The subcontractor here is AMB Construction, Inc., tasked specifically with roof repairs at the garage. American Empire issued an insurance policy to AMB, and under that policy, MDG was named as an additional insured. This means MDG should, in theory, have coverage under American Empire’s policy for liabilities arising from AMB’s work. Meanwhile, U.S. Specialty also insured MDG directly, creating overlapping coverage that’s now the source of contention over who should defend and pay for the claim.
Why is U.S. Specialty pushing for American Empire to take on the defense of MDG in this case?
U.S. Specialty’s argument hinges on the idea that since MDG is an additional insured under American Empire’s policy with AMB, and the incident may relate to AMB’s roof work, American Empire should be the primary insurer to step in. They’ve pointed to testimony from MDG’s construction manager, which confirms AMB was actively working on the garage at the time of the incident. U.S. Specialty believes this evidence ties the claim to American Empire’s coverage obligations, relieving them of the burden.
What steps did U.S. Specialty take to get American Empire to assume responsibility for defending MDG?
U.S. Specialty made multiple attempts to hand over the defense. They first tendered the defense and indemnification of MDG to American Empire, and later, on May 30, 2025, their attorneys sent a supplemental letter reiterating the request. Despite these efforts, they claim American Empire didn’t respond or take on the defense, leaving U.S. Specialty to cover the costs and handle the legal responsibilities in the meantime.
What specific outcomes is U.S. Specialty seeking from the court in this lawsuit?
U.S. Specialty is asking for a declaratory judgment from the court to confirm that MDG is indeed an additional insured under American Empire’s policy for this specific incident. They also want the court to rule that American Empire must defend and indemnify MDG on a primary basis, meaning U.S. Specialty can step back. On top of that, they’re seeking reimbursement for all the costs and expenses they’ve incurred defending MDG so far, plus interest on those amounts.

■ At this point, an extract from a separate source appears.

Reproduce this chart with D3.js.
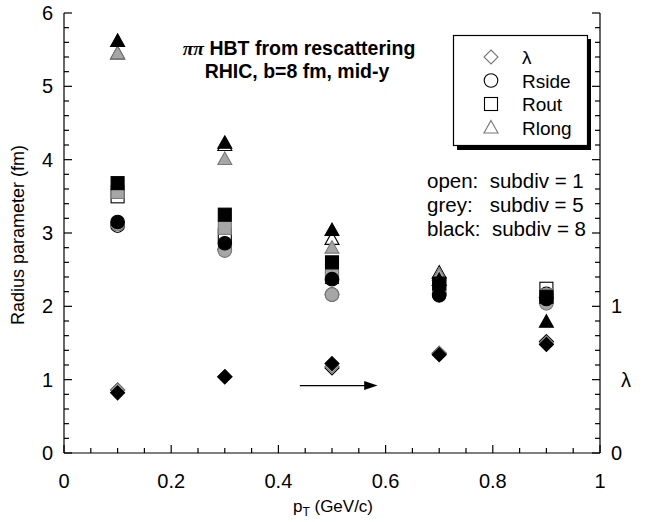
<!DOCTYPE html>
<html><head><meta charset="utf-8">
<script src="https://cdn.jsdelivr.net/npm/d3@7"></script>
<style>body{margin:0;background:#fff}svg{display:block;font-family:"Liberation Sans",Arial,sans-serif}</style>
</head><body><svg id="c" width="657" height="522"></svg>
<script>
const pT = [0.1, 0.3, 0.5, 0.7, 0.9];
// lambda (right axis)
const lamOpen  = [0.43, 0.52, 0.58, 0.68, 0.76];
const lamGrey  = [0.43, 0.52, 0.59, 0.68, 0.75];
const lamBlack = [0.41, 0.52, 0.61, 0.67, 0.74];
// Rside
const sideOpen  = [3.10, 2.78, 2.16, 2.17, 2.17];
const sideGrey  = [3.12, 2.76, 2.16, 2.17, 2.04];
const sideBlack = [3.15, 2.86, 2.37, 2.15, 2.10];
// Rout
const outOpen  = [3.50, 2.97, 2.40, 2.30, 2.24];
const outGrey  = [3.56, 3.07, 2.42, 2.28, 2.15];
const outBlack = [3.68, 3.25, 2.60, 2.31, 2.13];
// Rlong
const longOpen  = [5.45, 4.20, 2.92, 2.46, 2.20];
const longGrey  = [5.45, 4.01, 2.80, 2.43, 2.12];
const longBlack = [5.62, 4.23, 3.04, 2.36, 1.79];

const xTicks = [0, 0.2, 0.4, 0.6, 0.8, 1];
const yTicks = [0, 1, 2, 3, 4, 5, 6];
const yRTicks = [0, 1];
const legendLabels = ["λ", "Rside", "Rout", "Rlong"];
const noteLines = ["open:  subdiv = 1", "grey:   subdiv = 5", "black:  subdiv = 8"];

const svg = d3.select("#c");
const x = d3.scaleLinear().domain([0, 1]).range([64, 600]);
const y = d3.scaleLinear().domain([0, 6]).range([453, 13]);
const yR = d3.scaleLinear().domain([0, 3]).range([453, 13]);

// axes lines
const ax = svg.append("g").attr("stroke", "#000").attr("stroke-width", 1.2);
ax.append("line").attr("x1", 64).attr("x2", 64).attr("y1", 13).attr("y2", 453);
ax.append("line").attr("x1", 600).attr("x2", 600).attr("y1", 13).attr("y2", 453);
ax.append("line").attr("x1", 64).attr("x2", 600).attr("y1", 453).attr("y2", 453);

// ticks (inward)
d3.range(0, 1.0001, 0.05).forEach(v => {
  const major = Math.abs(v * 5 - Math.round(v * 5)) < 1e-6;
  ax.append("line").attr("x1", x(v)).attr("x2", x(v)).attr("y1", 453).attr("y2", 453 - (major ? 8 : 5));
});
d3.range(0, 6.0001, 0.2).forEach(v => {
  const major = Math.abs(v - Math.round(v)) < 1e-6;
  ax.append("line").attr("x1", 64).attr("x2", 64 + (major ? 8 : 5)).attr("y1", y(v)).attr("y2", y(v));
});
d3.range(0, 3.0001, 0.1).forEach(v => {
  const major = Math.abs(v * 2 - Math.round(v * 2)) < 1e-6;
  ax.append("line").attr("x1", 600).attr("x2", 600 - (major ? 8 : 5)).attr("y1", yR(v)).attr("y2", yR(v));
});

const fmt = d => d === 0 ? "0" : (d === 1 ? "1" : d3.format(".1f")(d));
svg.append("g").selectAll("text").data(xTicks).join("text")
  .attr("x", d => x(d)).attr("y", 488).attr("text-anchor", "middle")
  .attr("font-size", 20).text(fmt);
svg.append("g").selectAll("text").data(yTicks).join("text")
  .attr("x", 53).attr("y", d => y(d) + 7).attr("text-anchor", "end")
  .attr("font-size", 20).text(d => d);
svg.append("g").selectAll("text").data(yRTicks).join("text")
  .attr("x", 611).attr("y", d => yR(d) + 7).attr("text-anchor", "start")
  .attr("font-size", 20).text(d => d);

// axis titles
svg.append("text").attr("transform", "translate(24,235) rotate(-90)")
  .attr("text-anchor", "middle").attr("font-size", 18).text("Radius parameter (fm)");
const xt = svg.append("text").attr("x", 333).attr("y", 512).attr("text-anchor", "middle").attr("font-size", 17);
xt.append("tspan").text("p");
xt.append("tspan").attr("font-size", 12).attr("dy", 4).text("T");
xt.append("tspan").attr("dy", -4).text(" (GeV/c)");
svg.append("text").attr("x", 626).attr("y", 387).attr("text-anchor", "middle").attr("font-size", 20).text("λ");

// title
const t1 = svg.append("text").attr("x", 299).attr("y", 55).attr("text-anchor", "middle")
  .attr("font-size", 19.5).attr("font-weight", "bold");
t1.append("tspan").attr("font-family", "'Liberation Serif',serif").attr("font-style", "italic").text("ππ");
t1.append("tspan").text(" HBT from rescattering");
svg.append("text").attr("x", 297).attr("y", 78).attr("text-anchor", "middle")
  .attr("font-size", 19.5).attr("font-weight", "bold").text("RHIC, b=8 fm, mid-y");

// notes
svg.append("g").selectAll("text").data(noteLines).join("text")
  .attr("x", 427).attr("y", (d, i) => 188 + i * 24).attr("font-size", 20.5)
  .attr("xml:space", "preserve").style("white-space", "pre").text(d => d);

// marker drawing
function marker(g, type, cx, cy, fill, stroke) {
  let el;
  if (type === "diamond") {
    el = g.append("path").attr("d", `M${cx},${cy - 7}L${cx + 7},${cy}L${cx},${cy + 7}L${cx - 7},${cy}Z`);
  } else if (type === "circle") {
    el = g.append("circle").attr("cx", cx).attr("cy", cy).attr("r", 6.8);
  } else if (type === "square") {
    el = g.append("rect").attr("x", cx - 6.5).attr("y", cy - 6.5).attr("width", 13).attr("height", 13);
  } else {
    el = g.append("path").attr("d", `M${cx},${cy - 7}L${cx + 7},${cy + 5.5}L${cx - 7},${cy + 5.5}Z`);
  }
  el.attr("fill", fill).attr("stroke", stroke).attr("stroke-width", 1.1);
}

const styles = {
  open: { fill: "#fff", stroke: "#000" },
  grey: { fill: "#a6a6a6", stroke: "#7a7a7a" },
  black: { fill: "#000", stroke: "#000" }
};
const groups = [
  ["open", lamOpen, sideOpen, outOpen, longOpen],
  ["grey", lamGrey, sideGrey, outGrey, longGrey],
  ["black", lamBlack, sideBlack, outBlack, longBlack]
];
const gm = svg.append("g");
groups.forEach(([k, lam, side, out, lng]) => {
  const s = styles[k];
  pT.forEach((p, i) => marker(gm, "diamond", x(p), yR(lam[i]), s.fill, s.stroke));
  pT.forEach((p, i) => marker(gm, "triangle", x(p), y(lng[i]), s.fill, s.stroke));
  pT.forEach((p, i) => marker(gm, "square", x(p), y(out[i]), s.fill, s.stroke));
  pT.forEach((p, i) => marker(gm, "circle", x(p), y(side[i]), s.fill, s.stroke));
});

// arrow pointing to right axis
const ay = y(0.92);
svg.append("line").attr("x1", x(0.44)).attr("x2", x(0.565)).attr("y1", ay).attr("y2", ay)
  .attr("stroke", "#000").attr("stroke-width", 1.2);
svg.append("path").attr("d", `M${x(0.585)},${ay}L${x(0.56)},${ay - 4.5}L${x(0.56)},${ay + 4.5}Z`).attr("fill", "#000");

// legend
const lg = svg.append("g");
lg.append("rect").attr("x", 457).attr("y", 39).attr("width", 134).attr("height", 111).attr("fill", "#000");
lg.append("rect").attr("x", 453.5).attr("y", 35.5).attr("width", 134).attr("height", 110)
  .attr("fill", "#fff").attr("stroke", "#000").attr("stroke-width", 1.2);
const ltypes = ["diamond", "circle", "square", "triangle"];
ltypes.forEach((t, i) => {
  const cy = 57 + i * 23.5;
  marker(lg, t, 491, cy, "#fff", t === "diamond" || t === "triangle" ? "#777" : "#000");
  lg.append("text").attr("x", 522).attr("y", cy + 7).attr("font-size", 19).text(legendLabels[i]);
});
</script></body></html>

How often do you see disputes like this between insurers in the context of construction projects?
These disputes are quite common, unfortunately. Construction projects often involve multiple layers of contractors and subcontractors, each with their own insurance policies, and additional insured provisions can create a lot of gray areas. A typical sticking point is determining whose policy is primary versus excess, or whether the scope of work directly ties to the incident. Misunderstandings or disagreements over policy language and obligations frequently lead to one insurer pointing fingers at another, as we’re seeing here.

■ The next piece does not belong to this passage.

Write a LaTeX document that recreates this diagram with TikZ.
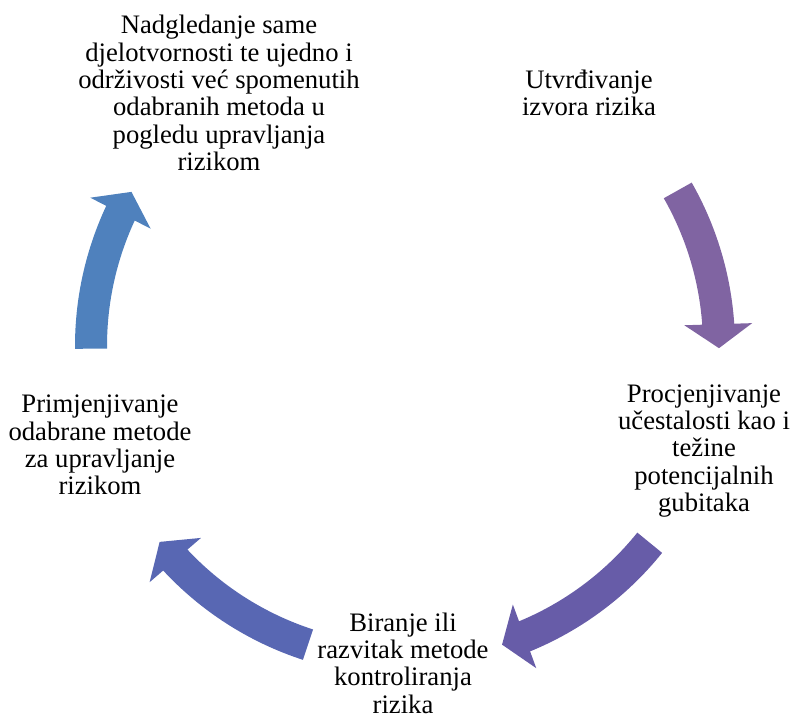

What challenges or pitfalls often arise with “additional insured” provisions in insurance policies for construction work?
“Additional insured” provisions are a minefield because they’re often not as clear-cut as people assume. One big challenge is the specific wording of the endorsement—does it cover all operations, or just specific tasks? Another issue is proving the connection between the subcontractor’s work and the incident; if it’s ambiguous, insurers can argue over liability. Plus, there’s the practical problem of communication and coordination between insurers, which can delay defense efforts and rack up costs, as seems to have happened in this case.
Looking ahead, what is your forecast for how disputes over additional insured coverage might evolve in the construction and insurance industries?
I think we’re going to see more standardization in policy language as these disputes continue to clog up courts, but that’s a slow process. Technology, like AI-driven risk assessment tools, could help by predicting potential coverage gaps before projects even start, allowing for clearer contracts and endorsements. However, with construction projects becoming more complex and involving more parties, I expect these battles over who pays will persist. Insurers might also push for more mandatory mediation clauses to resolve these issues out of court and save on legal costs. It’s an area ripe for innovation, but change won’t happen overnight.